重度化防止が介護保険制度の重要な柱となり、介護予防、自立(自律)支援と共に数多くの施策が行われ、介護保険制度は大転換したと言われるのは、当然と言うよりも必然な事であったと言えましょう。
超高齢化時代に入るという事で、「高齢者を社会で支える」という命題のもとで、介護保険制度は始まりました。介護保険制度は、措置から契約への転換、行政がサービス、支援を決定する仕組みから、利用者本人の意思に基づいて選択されたサービス、支援の提供を得るという福祉保健制度の大転換が行われました。

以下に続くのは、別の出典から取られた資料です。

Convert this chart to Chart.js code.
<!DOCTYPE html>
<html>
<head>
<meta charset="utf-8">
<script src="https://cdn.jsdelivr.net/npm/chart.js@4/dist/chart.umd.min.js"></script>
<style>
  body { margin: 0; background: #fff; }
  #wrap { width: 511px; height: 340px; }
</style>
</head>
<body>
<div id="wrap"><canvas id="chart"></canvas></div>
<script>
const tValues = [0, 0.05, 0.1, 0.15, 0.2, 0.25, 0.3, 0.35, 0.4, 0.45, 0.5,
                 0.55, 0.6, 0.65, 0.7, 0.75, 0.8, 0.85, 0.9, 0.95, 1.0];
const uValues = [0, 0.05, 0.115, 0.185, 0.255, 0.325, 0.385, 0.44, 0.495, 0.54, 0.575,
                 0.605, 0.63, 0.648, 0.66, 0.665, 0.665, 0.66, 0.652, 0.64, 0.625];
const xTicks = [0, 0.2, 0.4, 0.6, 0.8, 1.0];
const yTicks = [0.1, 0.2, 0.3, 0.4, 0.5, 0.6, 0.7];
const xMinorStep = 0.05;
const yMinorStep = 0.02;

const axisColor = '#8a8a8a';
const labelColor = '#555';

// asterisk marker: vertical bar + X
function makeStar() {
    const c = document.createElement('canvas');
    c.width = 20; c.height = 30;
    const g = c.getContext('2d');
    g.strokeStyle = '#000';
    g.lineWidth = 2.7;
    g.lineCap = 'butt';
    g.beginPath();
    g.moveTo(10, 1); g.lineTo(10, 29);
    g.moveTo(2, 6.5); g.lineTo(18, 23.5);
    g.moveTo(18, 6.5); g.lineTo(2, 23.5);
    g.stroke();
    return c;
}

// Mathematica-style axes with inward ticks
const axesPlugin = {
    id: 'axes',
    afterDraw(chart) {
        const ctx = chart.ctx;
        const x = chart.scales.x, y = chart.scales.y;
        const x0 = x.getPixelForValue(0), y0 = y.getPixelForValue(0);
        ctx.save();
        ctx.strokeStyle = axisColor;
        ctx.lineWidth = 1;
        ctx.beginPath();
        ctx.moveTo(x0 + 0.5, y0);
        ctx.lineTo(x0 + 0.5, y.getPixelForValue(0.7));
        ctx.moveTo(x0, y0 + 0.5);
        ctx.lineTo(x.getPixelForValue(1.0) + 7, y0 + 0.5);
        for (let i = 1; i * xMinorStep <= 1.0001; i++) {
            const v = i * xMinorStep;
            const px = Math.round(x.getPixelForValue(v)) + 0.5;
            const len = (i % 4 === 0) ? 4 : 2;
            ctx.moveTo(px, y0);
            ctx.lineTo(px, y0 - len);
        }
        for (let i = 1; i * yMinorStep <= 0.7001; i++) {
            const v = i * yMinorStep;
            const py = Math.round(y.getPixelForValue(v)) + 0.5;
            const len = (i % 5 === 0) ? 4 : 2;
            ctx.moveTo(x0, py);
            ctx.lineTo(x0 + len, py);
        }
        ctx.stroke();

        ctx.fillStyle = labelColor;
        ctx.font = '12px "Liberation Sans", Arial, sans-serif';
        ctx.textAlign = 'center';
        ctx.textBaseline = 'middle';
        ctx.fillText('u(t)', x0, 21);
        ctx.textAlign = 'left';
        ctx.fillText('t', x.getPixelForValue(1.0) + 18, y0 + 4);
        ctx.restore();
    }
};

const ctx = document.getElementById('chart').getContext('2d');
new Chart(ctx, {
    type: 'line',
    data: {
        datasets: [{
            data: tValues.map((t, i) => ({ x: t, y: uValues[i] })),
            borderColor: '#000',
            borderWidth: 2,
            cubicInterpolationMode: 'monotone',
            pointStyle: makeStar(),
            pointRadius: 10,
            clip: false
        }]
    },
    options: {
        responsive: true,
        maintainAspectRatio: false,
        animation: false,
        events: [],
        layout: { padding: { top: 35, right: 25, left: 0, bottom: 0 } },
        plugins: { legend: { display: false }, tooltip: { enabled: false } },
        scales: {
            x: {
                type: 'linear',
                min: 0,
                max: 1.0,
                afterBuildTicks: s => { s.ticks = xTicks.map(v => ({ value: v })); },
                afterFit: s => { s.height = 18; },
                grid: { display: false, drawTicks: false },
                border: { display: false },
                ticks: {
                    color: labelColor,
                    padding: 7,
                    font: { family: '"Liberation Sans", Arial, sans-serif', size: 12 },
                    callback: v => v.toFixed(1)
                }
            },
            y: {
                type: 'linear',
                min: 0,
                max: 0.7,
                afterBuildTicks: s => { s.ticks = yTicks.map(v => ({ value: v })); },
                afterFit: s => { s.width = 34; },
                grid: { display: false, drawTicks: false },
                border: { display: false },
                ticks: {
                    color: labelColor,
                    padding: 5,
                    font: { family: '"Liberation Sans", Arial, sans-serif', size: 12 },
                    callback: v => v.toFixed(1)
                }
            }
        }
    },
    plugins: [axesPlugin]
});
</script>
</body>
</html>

介護サービスは、「ひと(人手)」、「てま(時間)」、「かね(費用)」を必要とするもので、介護保険制度に加えて規制緩和も行われたことで、「ひと」を得るためのサービス、支援を得るための事業者の選択肢は明らかに増えましたが、十分に得られる状況になってはいないようです。「てま」を増やす事は、要介護・要支援認定による限度額設定のために、利用者の意思とは別の要因で制限があります。「かね」の部分については、老人福祉制度(措置)では、応能負担(利用者の経済的能力に応じた費用負担)であったものが、介護保険制度(契約)では応益負担(利用者が得た利益に応じた負担)となりました。
介護サービスは、「ひと」、「てま」、「かね」が、全て利用者となる高齢者とサービス、支援を提供する事業者との間で行われる契約で行われれば、重度化防止や介護予防、自立(自律)支援が表立って言われる事も無く、元々の介護の理念として実践され続けていったと思われます。
介護保険制度は、「かね」の部分について「応益負担」としながらも公的保険制度としたために、介護サービスの利用に対して、利用者に負担を求めるとともに、保険給付を行う仕組みとなりました。この保険給付の仕組みが、老人福祉制度、老人保健制度でも苦しかった国の財政を、高齢化の加速と利用者本人の契約による介護サービスの利用という仕組みによって、国の財政はさらに苦しめる事になったと考えられます。
重度化防止、介護予防、自立(自律)支援は、介護サービスの目指すもので、老人福祉制度、老人保健制度でも実践され続けて来た取り組みであります。国がこれらのことを、介護保険制度の柱としたのは、国の財政負担を軽減するための方策するためだと言えましょう。
介護が必要となり、介護保険制度のサービス、支援が必要な人々の為ではなさそうな重度化防止の施策も、ポジティブ・シンキングの観点に立って、介護職をはじめとしたケアマネジメントのチームアプローチを行うメンバーが、利用者、介護者だけでなく、社会資源のためにも協働して活用して行き、介護保険制度を維持する義務がある保険者を本来の目的へと向わせる事が必要です。